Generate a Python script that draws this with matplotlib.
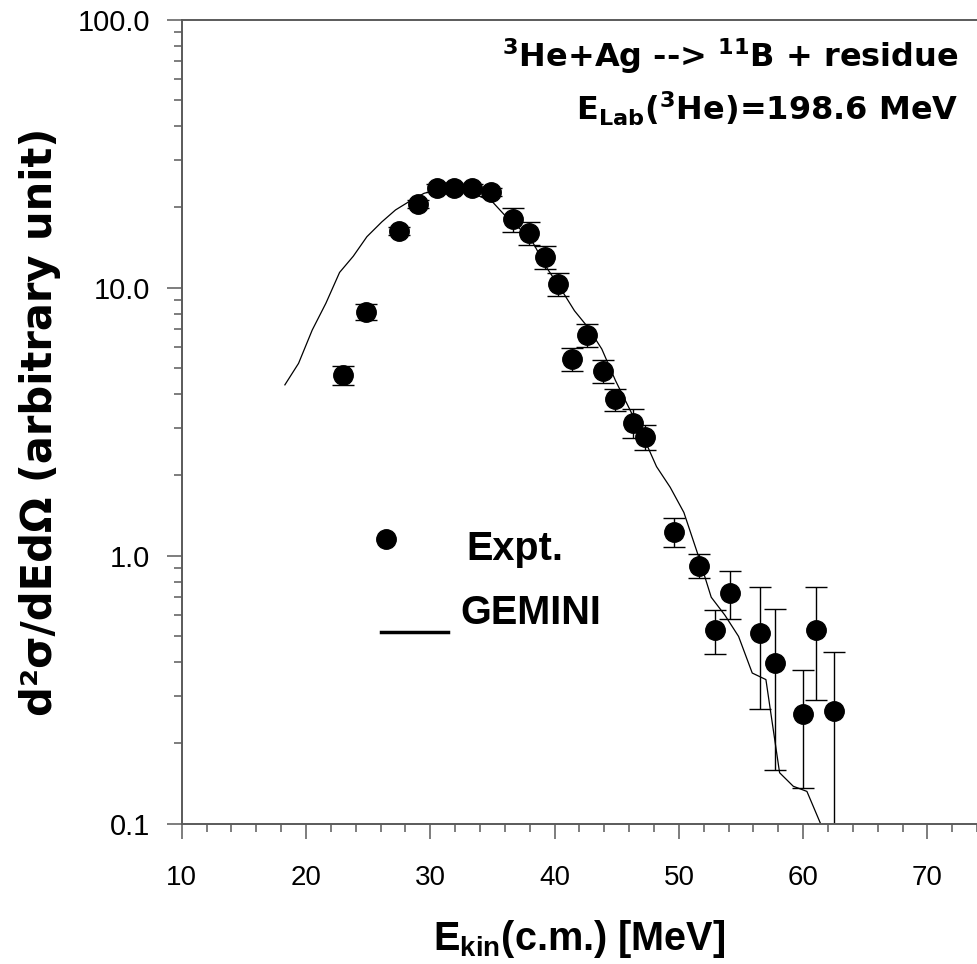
import matplotlib
matplotlib.use("Agg")
import matplotlib.pyplot as plt
from matplotlib.ticker import FixedLocator, MultipleLocator, FixedFormatter, LogLocator, NullFormatter

plt.rcParams["font.family"] = ["Liberation Sans", "DejaVu Sans"]
# math parts (sub/superscripts) use the same font as the surrounding text
plt.rcParams["mathtext.default"] = "regular"

# experimental points (E_kin c.m. in MeV, yield in arbitrary units)
e_expt = [22.98, 24.83, 27.46, 28.99, 30.54, 31.93, 33.36, 34.91, 36.63, 37.94,
          39.20, 40.30, 41.42, 42.58, 43.89, 44.88, 46.28, 47.30, 49.61, 51.59,
          52.90, 54.09, 56.55, 57.71, 59.96, 61.05, 62.45]
y_expt = [4.71, 8.13, 16.3, 20.5, 23.6, 23.6, 23.6, 22.7, 18.0, 16.0,
          13.0, 10.3, 5.43, 6.66, 4.90, 3.83, 3.13, 2.77, 1.23, 0.918,
          0.528, 0.728, 0.515, 0.397, 0.256, 0.528, 0.263]
err_expt = [0.38, 0.55, 0.6, 0.7, 0.8, 0.8, 0.8, 0.8, 1.8, 1.6,
            1.3, 1.0, 0.54, 0.65, 0.48, 0.37, 0.39, 0.30, 0.15, 0.095,
            0.098, 0.148, 0.248, 0.238, 0.12, 0.238, 0.175]

# GEMINI calculation
e_gemini = [18.3, 19.4, 20.5, 21.6, 22.7, 23.8, 24.9, 26.1, 27.2, 28.4,
            29.5, 30.6, 31.7, 32.8, 33.9, 35.0, 36.1, 37.2, 38.3, 39.4,
            40.5, 41.6, 42.7, 43.8, 44.9, 46.0, 47.1, 48.2, 49.3, 50.4,
            51.5, 52.6, 53.7, 54.8, 55.9, 57.0, 58.1, 59.2, 60.3, 61.4, 62.5]
y_gemini = [4.34, 5.22, 6.95, 8.75, 11.4, 13.1, 15.5, 17.6, 19.5, 21.1,
            22.5, 23.2, 23.4, 22.9, 22.0, 20.9, 18.4, 16.6, 14.6, 11.8,
            9.9, 8.2, 7.1, 5.9, 4.5, 3.55, 2.8, 2.15, 1.8, 1.45,
            1.02, 0.70, 0.60, 0.50, 0.365, 0.345, 0.155, 0.138, 0.132, 0.10, 0.06]

y_ticks = [0.1, 1.0, 10.0, 100.0]
y_tick_labels = ["0.1", "1.0", "10.0", "100.0"]
x_ticks = [10, 20, 30, 40, 50, 60, 70]

AXIS_GREY = "#5a5a5a"
WIDE_BOLD = ["DejaVu Sans"]

fig = plt.figure(figsize=(9.78, 9.64), dpi=100)
ax = fig.add_axes([0.1858, 0.1455, 0.8134, 0.8341])

ax.errorbar(e_expt, y_expt, yerr=err_expt, fmt="none", ecolor="black",
            elinewidth=1.0, capsize=8, capthick=1.0, zorder=2)
ax.plot(e_expt, y_expt, "o", color="black", markersize=14, zorder=3)
ax.plot(e_gemini, y_gemini, "-", color="black", linewidth=0.9, zorder=2)

ax.set_yscale("log")
ax.set_xlim(10, 74)
ax.set_ylim(0.1, 100)

ax.xaxis.set_major_locator(FixedLocator(x_ticks))
ax.xaxis.set_minor_locator(MultipleLocator(2))
ax.yaxis.set_major_locator(FixedLocator(y_ticks))
ax.yaxis.set_major_formatter(FixedFormatter(y_tick_labels))
ax.yaxis.set_minor_locator(LogLocator(base=10, subs=range(2, 10)))
ax.yaxis.set_minor_formatter(NullFormatter())

ax.tick_params(which="major", direction="out", length=11, width=1.1,
               color=AXIS_GREY, labelsize=21, pad=12)
ax.tick_params(which="minor", direction="out", length=5.5, width=1.1,
               color=AXIS_GREY)
ax.tick_params(axis="x", which="major", labelsize=20, pad=19)

for side in ("left", "bottom", "top"):
    ax.spines[side].set_color(AXIS_GREY)
    ax.spines[side].set_linewidth(1.4)
ax.spines["right"].set_visible(False)

ax.set_xlabel(r"E$_{kin}$(c.m.) [MeV]", fontsize=28.5, fontweight="bold", labelpad=19)
ax.set_ylabel("d²σ/dEdΩ (arbitrary unit)", fontsize=30, fontweight="bold",
              family=WIDE_BOLD, labelpad=12)

ax.text(0.976, 0.941, r"$^{3}$He+Ag --> $^{11}$B + residue", transform=ax.transAxes,
        ha="right", va="baseline", fontsize=23, fontweight="bold", family=WIDE_BOLD)
ax.text(0.976, 0.874, r"E$_{Lab}$($^{3}$He)=198.6 MeV", transform=ax.transAxes,
        ha="right", va="baseline", fontsize=23, fontweight="bold", family=WIDE_BOLD)

# hand-placed legend
ax.plot([0.2568], [0.354], "o", color="black", markersize=14,
        transform=ax.transAxes, clip_on=False)
ax.text(0.358, 0.328, "Expt.", transform=ax.transAxes, ha="left",
        va="baseline", fontsize=28.5, fontweight="bold")
ax.plot([0.250, 0.335], [0.2388, 0.2388], color="black", linewidth=2.5,
        transform=ax.transAxes)
ax.text(0.350, 0.2484, "GEMINI", transform=ax.transAxes, ha="left",
        va="baseline", fontsize=28.5, fontweight="bold")

fig.savefig("out.png", dpi=100)
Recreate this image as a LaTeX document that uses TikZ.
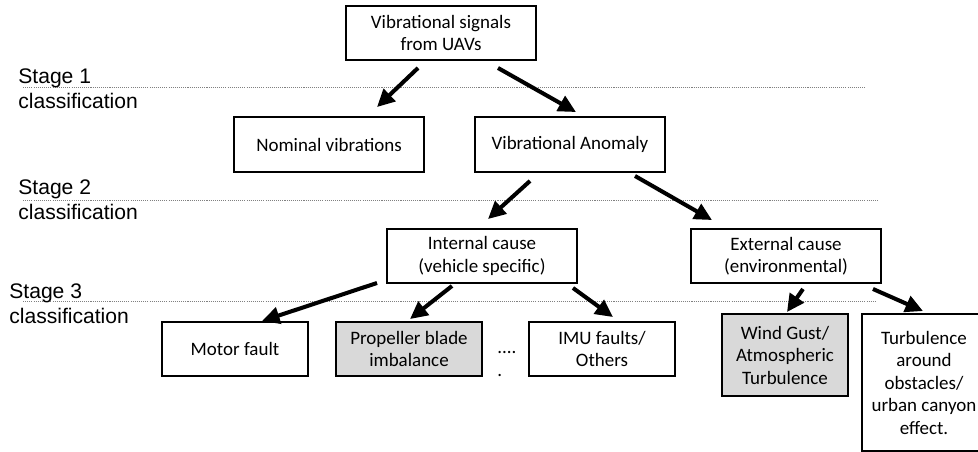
\documentclass[tikz,border=0pt]{standalone}
\usepackage{fontspec}
\setmainfont{Carlito}
\newfontfamily\stagefont{Liberation Sans}
\usetikzlibrary{arrows.meta}
\tikzset{
	block/.style={draw, line width=1.1pt, align=center, inner sep=2pt,
			minimum width=3.8cm, minimum height=1.08cm,
			font=\fontsize{10.8}{12.8}\selectfont},
	smallblock/.style={block, minimum width=2.92cm},
	shaded/.style={fill=black!15},
	stagelabel/.style={anchor=north west, align=left, inner sep=0pt,
			font=\stagefont\fontsize{12}{14.2}\selectfont},
	divider/.style={gray, line width=0.5pt, dash pattern=on 0.6pt off 0.6pt},
	flow/.style={line width=2.3pt, -{Triangle[length=10pt,width=9.5pt]}}
}

\begin{document}
\begin{tikzpicture}
		\useasboundingbox (0,0) rectangle (19.56,-9.02);
		\clip (0,0) rectangle (19.56,-9.02);
		
		% stage separators
		\draw[divider] (0.46,-1.74) -- (17.3,-1.74);
		\draw[divider] (0.46,-4.0) -- (17.58,-4.0);
		\draw[divider] (0.46,-6.02) -- (17.54,-6.02);
		\node[stagelabel] (s1) at (0.36,-1.36) {Stage 1\\classification};
		\node[stagelabel] (s2) at (0.36,-3.58) {Stage 2\\classification};
		\node[stagelabel] (s3) at (0.18,-5.66) {Stage 3\\classification};
		
		% tree
		\node[block] (uav) at (8.82,-0.66) {Vibrational signals\\from UAVs};
		\node[block, minimum height=1.1cm] (nom) at (6.58,-2.89) {Nominal vibrations};
		\node[block, minimum height=1.1cm] (anom) at (11.4,-2.89) {Vibrational Anomaly};
		\node[block] (intc) at (9.64,-5.12) {Internal cause\\(vehicle specific)};
		\node[block] (extc) at (15.72,-5.12) {External cause\\(environmental)};
		\node[smallblock] (motor) at (4.7,-6.98) {Motor fault};
		\node[smallblock, shaded] (prop) at (8.18,-6.98) {Propeller blade\\imbalance};
		\node[smallblock] (imu) at (12.04,-6.98) {IMU faults/\\Others};
		\node[anchor=north west, align=left, inner sep=0pt, font=\fontsize{10.8}{12.8}\selectfont]
			(dots) at (9.94,-7.02) {....\\.};
		\node[smallblock, shaded, minimum width=2.52cm, minimum height=1.64cm]
			(wind) at (15.7,-7.1) {Wind Gust/\\Atmospheric\\Turbulence};
		% right side runs past the page edge
		\node[smallblock, draw=none, minimum width=2.44cm, minimum height=2.7cm] (turb) at (18.48,-7.65)
			{Turbulence\\around\\obstacles/\\urban canyon\\effect.};
		\draw[line width=1.1pt] (turb.north west) rectangle ([xshift=0.4cm]turb.south east);
		
		\draw[flow] ([xshift=-0.46cm, yshift=-0.14cm]uav.south) -- ([xshift=0.96cm, yshift=0.18cm]nom.north);
		\draw[flow] ([xshift=1.14cm, yshift=-0.14cm]uav.south) -- ([xshift=0.12cm, yshift=0.08cm]anom.north);
		\draw[flow] ([xshift=-0.8cm, yshift=-0.16cm]anom.south) -- ([xshift=0.12cm, yshift=0.18cm]intc.north);
		\draw[flow] ([xshift=1.3cm, yshift=-0.06cm]anom.south) -- ([xshift=-1.48cm, yshift=0.16cm]extc.north);
		\draw[flow] ([xshift=-0.18cm, yshift=0.02cm]intc.south west) -- ([xshift=0.54cm]motor.north);
		\draw[flow] ([xshift=-0.6cm, yshift=-0.04cm]intc.south) -- ([xshift=0.02cm, yshift=0.04cm]prop.north);
		\draw[flow] ([xshift=-0.1cm, yshift=-0.08cm]intc.south east) -- ([xshift=0.22cm, yshift=0.08cm]imu.north);
		\draw[flow] ([xshift=0.34cm, yshift=-0.1cm]extc.south) -- ([xshift=0.04cm, yshift=0.02cm]wind.north);
		\draw[flow] ([xshift=-0.18cm, yshift=-0.1cm]extc.south east) -- ([xshift=-0.02cm, yshift=0.06cm]turb.north);
	\end{tikzpicture}
\end{document}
————
GOAL ::
Starting at the first line of the records above, set down each line exactly through the one that holds "0.098, 0.148, 0.248, 0.238, 0.12, 0.238, 0.175]". Omit pictures.

PROBLEM SOLUTION ::
Generate a Python script that draws this with matplotlib.
import matplotlib
matplotlib.use("Agg")
import matplotlib.pyplot as plt
from matplotlib.ticker import FixedLocator, MultipleLocator, FixedFormatter, LogLocator, NullFormatter

plt.rcParams["font.family"] = ["Liberation Sans", "DejaVu Sans"]
# math parts (sub/superscripts) use the same font as the surrounding text
plt.rcParams["mathtext.default"] = "regular"

# experimental points (E_kin c.m. in MeV, yield in arbitrary units)
e_expt = [22.98, 24.83, 27.46, 28.99, 30.54, 31.93, 33.36, 34.91, 36.63, 37.94,
          39.20, 40.30, 41.42, 42.58, 43.89, 44.88, 46.28, 47.30, 49.61, 51.59,
          52.90, 54.09, 56.55, 57.71, 59.96, 61.05, 62.45]
y_expt = [4.71, 8.13, 16.3, 20.5, 23.6, 23.6, 23.6, 22.7, 18.0, 16.0,
          13.0, 10.3, 5.43, 6.66, 4.90, 3.83, 3.13, 2.77, 1.23, 0.918,
          0.528, 0.728, 0.515, 0.397, 0.256, 0.528, 0.263]
err_expt = [0.38, 0.55, 0.6, 0.7, 0.8, 0.8, 0.8, 0.8, 1.8, 1.6,
            1.3, 1.0, 0.54, 0.65, 0.48, 0.37, 0.39, 0.30, 0.15, 0.095,
            0.098, 0.148, 0.248, 0.238, 0.12, 0.238, 0.175]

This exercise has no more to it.